In Chevalier v. Gen. Nutrition Centers, Inc., the Supreme Court finally tackled whether the Pennsylvania Minimum Wage Act ("PMWA") aligns with the federal Fair Labor Standards Act, and permits paying overtime to salaried non-exempt workers on a "half-time" basis (i.e., paying 50% of an employee's regular rate for overtime, instead of paying 150%). The Supreme Court concluded that it did not. In so doing, the Supreme Court adopted the view enunciated both by Pennsylvania's Superior Court (an intermediate appellate court) and by several federal district court opinions. But the Supreme Court's opinion comes with certain qualifiers, of which employers should take note.
To begin with, the Supreme Court did not disturb the Superior Court's finding that the "regular rate" for salaried workers is not based on a 40 hour workweek, but instead fluctuates with the actual number of hours worked. For example, if an employee earns a $1,200 a week salary and, in one week, works 50 hours, the "regular rate" for that week would be $24 an hour ($1,200 divided by 50) — entitling the employee to an overtime rate of $36 an hour for the 10 overtime hours that week. If, the next week, the employee works 60 hours, the "regular rate" would only be $20 an hour ($1,200 divided by 60) — entitling the employee to an overtime rate of only $30 an hour for the 20 overtime hours that week. This fluctuation of the regular rate makes paying overtime significantly more affordable for employers. So, although the "half-time" method is now verboten under Pennsylvania law, Pennsylvania employers may still reap some of benefits associated with the FWW, if they pay salaries to non-exempt workers who work varying hours.
To be clear, the Pennsylvania Supreme Court didn't quite bless calculating overtime rates based upon actual hours worked. It just didn't address this question, because the Chevalier plaintiffs conceded the issue on appeal. And, as Justice Sallie Mundy noted in her concurrence, "a future case may present the issue, and this Court may reach a contrary result." But, for the foreseeable future, the Superior Court's affirmed decision in Chevalier, which recognized the permissibility of using the "actual hours worked" method, will bind Pennsylvania trial courts. That should provide comfort to employers who use this method.

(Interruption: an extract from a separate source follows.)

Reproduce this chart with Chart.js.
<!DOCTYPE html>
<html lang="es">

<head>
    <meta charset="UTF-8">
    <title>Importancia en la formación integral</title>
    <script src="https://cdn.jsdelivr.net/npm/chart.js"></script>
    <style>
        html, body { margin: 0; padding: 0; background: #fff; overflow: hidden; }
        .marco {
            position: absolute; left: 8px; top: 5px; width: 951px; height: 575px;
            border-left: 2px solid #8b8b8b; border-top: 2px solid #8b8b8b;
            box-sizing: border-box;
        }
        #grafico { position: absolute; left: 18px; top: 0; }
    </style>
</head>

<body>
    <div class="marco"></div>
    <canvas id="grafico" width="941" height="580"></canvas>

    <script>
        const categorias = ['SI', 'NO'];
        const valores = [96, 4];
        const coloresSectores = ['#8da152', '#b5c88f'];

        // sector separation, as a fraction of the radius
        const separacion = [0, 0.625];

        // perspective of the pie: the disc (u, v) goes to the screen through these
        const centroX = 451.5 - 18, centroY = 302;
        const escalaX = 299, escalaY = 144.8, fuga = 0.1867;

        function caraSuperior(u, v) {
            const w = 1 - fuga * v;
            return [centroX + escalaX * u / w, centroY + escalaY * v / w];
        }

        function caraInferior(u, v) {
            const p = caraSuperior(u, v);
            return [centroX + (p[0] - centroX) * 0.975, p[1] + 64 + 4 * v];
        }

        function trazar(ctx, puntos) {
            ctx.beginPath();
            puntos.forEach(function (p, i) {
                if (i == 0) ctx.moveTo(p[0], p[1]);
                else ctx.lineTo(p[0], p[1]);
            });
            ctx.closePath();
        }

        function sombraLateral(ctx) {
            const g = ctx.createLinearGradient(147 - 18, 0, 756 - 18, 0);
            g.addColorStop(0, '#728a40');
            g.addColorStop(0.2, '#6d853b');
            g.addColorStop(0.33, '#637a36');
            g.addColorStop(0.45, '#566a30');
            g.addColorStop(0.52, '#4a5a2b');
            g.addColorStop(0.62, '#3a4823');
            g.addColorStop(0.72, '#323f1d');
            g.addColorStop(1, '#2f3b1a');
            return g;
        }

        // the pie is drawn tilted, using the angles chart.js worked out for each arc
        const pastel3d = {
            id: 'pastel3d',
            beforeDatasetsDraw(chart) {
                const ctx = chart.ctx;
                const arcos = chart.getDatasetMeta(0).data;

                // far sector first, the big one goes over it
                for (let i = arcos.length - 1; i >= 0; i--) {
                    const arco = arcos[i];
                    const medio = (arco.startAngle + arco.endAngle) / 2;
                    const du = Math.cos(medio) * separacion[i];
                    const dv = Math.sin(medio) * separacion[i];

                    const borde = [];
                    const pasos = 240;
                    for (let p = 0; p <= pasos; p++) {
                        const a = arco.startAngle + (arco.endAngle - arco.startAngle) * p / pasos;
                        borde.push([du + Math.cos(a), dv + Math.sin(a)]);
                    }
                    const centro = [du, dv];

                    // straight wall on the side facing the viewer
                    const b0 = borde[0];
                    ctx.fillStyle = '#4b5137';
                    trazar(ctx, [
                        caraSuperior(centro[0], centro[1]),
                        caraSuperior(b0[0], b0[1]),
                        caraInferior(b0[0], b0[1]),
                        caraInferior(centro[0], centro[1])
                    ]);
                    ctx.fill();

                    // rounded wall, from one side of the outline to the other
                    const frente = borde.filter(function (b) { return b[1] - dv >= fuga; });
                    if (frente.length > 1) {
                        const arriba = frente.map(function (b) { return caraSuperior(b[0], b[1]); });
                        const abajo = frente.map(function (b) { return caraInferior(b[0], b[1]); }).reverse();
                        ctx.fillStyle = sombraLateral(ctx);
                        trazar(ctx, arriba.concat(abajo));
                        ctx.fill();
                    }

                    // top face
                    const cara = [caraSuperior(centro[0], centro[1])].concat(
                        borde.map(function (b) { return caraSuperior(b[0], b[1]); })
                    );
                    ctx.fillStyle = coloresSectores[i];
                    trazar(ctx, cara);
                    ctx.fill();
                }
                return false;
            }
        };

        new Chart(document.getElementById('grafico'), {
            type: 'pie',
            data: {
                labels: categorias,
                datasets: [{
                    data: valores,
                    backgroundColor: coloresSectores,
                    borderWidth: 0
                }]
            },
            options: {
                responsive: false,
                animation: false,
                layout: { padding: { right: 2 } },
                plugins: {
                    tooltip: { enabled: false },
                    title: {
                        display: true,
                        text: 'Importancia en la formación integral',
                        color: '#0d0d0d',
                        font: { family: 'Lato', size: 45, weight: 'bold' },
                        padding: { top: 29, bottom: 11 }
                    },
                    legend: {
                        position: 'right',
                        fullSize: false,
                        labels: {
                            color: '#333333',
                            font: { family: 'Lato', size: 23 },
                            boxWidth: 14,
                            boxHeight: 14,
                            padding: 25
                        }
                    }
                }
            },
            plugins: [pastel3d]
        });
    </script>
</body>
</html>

Additionally, the Supreme Court's opinion may offer an escape hatch to certain employers who want to pay overtime on a "half-time" basis. But it is a risky one. The Supreme Court recognized, per the PMWA's regulations, that employees paid on a "day or job rate basis" can be paid overtime using a "0.5 Multiplier." To qualify for this payment method, such an employee must be "paid a flat sum for a day’s work or for doing a particular job without regard to the number of hours worked in the day or at the job" and must "receive no other form of compensation for services." There is virtually no case law interpreting the PMWA's "day's work" provision. Arguably, the regulation covers all employees whose salaries are quoted on a daily basis. If so, then it is not difficult for an employer to frame an employee's wages as "$200 a day" instead of "$1000 a week." But the restriction that such employees "receive no other form of compensation for services" should give employers pause. Read literally, it could exclude any employee who receives health care, retirement, other fringe benefits, or periodic bonuses. Without any clarity on this issue from Pennsylvania courts, employers should think twice before trying to get around Chevalier's holding by paying daily salaries.

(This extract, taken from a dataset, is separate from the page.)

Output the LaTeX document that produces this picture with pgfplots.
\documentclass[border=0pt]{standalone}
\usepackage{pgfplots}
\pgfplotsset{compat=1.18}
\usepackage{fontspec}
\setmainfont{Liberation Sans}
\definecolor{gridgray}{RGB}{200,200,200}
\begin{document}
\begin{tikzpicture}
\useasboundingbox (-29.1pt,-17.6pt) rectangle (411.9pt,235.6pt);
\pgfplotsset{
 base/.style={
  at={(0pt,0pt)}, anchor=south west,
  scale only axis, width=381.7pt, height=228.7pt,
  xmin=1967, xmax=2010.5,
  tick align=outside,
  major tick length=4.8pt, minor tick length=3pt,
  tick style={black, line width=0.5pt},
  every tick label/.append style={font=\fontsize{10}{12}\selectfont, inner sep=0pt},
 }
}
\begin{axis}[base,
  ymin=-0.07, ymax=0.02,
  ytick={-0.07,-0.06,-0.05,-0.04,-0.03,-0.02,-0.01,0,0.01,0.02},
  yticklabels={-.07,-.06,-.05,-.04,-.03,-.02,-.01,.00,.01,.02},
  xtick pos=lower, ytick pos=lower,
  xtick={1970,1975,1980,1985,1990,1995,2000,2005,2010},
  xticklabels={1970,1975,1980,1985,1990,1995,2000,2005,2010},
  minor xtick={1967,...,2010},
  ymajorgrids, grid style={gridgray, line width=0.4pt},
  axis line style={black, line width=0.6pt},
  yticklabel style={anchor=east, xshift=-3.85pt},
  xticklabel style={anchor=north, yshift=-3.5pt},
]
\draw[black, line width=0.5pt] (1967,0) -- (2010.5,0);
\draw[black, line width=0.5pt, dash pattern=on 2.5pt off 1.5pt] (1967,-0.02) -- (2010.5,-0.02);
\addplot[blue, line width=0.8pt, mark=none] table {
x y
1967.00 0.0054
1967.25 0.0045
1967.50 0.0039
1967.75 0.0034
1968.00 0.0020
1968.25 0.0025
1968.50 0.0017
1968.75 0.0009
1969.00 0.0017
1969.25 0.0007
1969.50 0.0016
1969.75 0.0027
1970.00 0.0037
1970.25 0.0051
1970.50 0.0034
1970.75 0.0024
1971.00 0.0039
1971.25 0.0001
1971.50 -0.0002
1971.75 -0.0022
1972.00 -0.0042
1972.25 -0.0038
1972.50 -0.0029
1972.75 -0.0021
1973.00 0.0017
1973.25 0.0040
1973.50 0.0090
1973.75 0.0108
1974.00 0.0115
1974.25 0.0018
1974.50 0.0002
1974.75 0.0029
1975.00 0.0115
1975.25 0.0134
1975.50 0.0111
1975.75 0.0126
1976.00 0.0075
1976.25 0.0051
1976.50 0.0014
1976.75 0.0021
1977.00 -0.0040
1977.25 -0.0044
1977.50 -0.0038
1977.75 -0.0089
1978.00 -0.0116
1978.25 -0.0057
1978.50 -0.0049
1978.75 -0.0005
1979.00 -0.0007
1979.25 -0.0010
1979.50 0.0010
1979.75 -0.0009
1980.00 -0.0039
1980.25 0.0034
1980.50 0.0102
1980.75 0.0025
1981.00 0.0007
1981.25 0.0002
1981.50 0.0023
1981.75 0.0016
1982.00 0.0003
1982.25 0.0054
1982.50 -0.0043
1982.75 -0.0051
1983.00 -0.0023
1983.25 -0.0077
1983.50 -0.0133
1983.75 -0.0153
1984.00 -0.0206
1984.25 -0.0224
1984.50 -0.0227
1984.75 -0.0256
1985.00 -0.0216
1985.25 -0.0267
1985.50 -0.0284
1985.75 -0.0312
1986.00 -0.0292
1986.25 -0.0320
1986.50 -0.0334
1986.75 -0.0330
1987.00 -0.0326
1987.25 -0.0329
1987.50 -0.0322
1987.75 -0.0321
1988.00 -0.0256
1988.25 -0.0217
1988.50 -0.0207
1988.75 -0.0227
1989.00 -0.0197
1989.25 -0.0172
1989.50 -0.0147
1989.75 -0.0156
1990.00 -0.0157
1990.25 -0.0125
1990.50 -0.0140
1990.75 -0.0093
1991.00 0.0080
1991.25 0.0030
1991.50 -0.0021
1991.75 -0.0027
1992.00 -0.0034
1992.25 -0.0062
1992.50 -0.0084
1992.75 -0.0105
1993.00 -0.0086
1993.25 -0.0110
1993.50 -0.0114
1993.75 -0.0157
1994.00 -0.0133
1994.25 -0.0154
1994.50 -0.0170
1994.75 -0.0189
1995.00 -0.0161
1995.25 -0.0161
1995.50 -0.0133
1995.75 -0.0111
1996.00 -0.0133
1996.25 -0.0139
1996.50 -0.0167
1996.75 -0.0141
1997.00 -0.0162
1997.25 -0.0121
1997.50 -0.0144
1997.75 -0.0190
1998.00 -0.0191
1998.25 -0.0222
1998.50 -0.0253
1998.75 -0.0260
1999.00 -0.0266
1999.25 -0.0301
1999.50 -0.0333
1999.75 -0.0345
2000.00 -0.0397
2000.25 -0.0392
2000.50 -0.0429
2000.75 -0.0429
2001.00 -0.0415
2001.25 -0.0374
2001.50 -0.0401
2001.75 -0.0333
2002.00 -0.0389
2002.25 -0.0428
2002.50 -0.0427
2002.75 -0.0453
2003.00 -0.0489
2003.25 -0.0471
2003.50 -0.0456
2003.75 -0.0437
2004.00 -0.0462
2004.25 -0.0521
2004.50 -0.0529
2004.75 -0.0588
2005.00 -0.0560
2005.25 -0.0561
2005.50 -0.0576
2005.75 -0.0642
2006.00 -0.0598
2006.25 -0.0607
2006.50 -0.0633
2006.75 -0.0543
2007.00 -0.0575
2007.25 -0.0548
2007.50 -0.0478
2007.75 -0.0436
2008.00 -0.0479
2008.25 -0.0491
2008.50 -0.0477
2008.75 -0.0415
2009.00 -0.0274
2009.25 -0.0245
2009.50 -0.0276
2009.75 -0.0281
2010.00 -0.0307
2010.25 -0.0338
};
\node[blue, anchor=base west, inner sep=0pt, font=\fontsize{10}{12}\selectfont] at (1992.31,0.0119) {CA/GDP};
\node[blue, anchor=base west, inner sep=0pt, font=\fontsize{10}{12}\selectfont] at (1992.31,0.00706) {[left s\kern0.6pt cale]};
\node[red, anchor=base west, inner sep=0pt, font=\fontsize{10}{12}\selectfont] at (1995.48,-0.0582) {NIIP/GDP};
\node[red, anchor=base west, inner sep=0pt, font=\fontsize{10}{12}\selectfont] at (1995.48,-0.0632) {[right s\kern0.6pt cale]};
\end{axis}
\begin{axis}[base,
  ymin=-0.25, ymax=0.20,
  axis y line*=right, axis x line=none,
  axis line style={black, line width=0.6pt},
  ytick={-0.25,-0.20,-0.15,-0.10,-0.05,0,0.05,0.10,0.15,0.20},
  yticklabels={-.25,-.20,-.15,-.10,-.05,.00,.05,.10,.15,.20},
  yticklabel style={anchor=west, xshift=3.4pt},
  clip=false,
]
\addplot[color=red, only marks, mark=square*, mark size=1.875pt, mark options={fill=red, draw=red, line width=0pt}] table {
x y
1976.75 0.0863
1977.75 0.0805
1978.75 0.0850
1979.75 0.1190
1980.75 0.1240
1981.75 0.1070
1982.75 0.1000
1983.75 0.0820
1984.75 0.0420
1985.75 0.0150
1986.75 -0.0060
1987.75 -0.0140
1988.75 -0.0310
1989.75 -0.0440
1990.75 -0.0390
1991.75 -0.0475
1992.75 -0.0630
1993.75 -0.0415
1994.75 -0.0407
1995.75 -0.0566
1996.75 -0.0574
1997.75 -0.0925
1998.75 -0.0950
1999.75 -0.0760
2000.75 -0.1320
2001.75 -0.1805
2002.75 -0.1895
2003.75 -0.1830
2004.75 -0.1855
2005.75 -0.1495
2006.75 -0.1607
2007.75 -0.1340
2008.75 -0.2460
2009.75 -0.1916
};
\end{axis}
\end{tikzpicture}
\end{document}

The Pennsylvania Supreme Court's decision in Chevalier stands in contrast to the Trump Administration's efforts to promote the FWW method. The Trump Administration issued a proposed rule clarifying that employees can qualify for the FWW method even if they receive bonuses and other premium payments in addition to their salaries. But Pennsylvania is not alone in its hostility to the FWW method. While most states follow the federal model, a few others, including California and New Mexico, have prohibited it. For this reason, employers who wish to pay under the FWW method should consult competent counsel both to ensure the legality of this method in the jurisdictions in which they operate, and to confirm that their employment arrangements satisfy the procedural requirements for using the FWW method (such as a clear agreement that a salary covers all hours worked).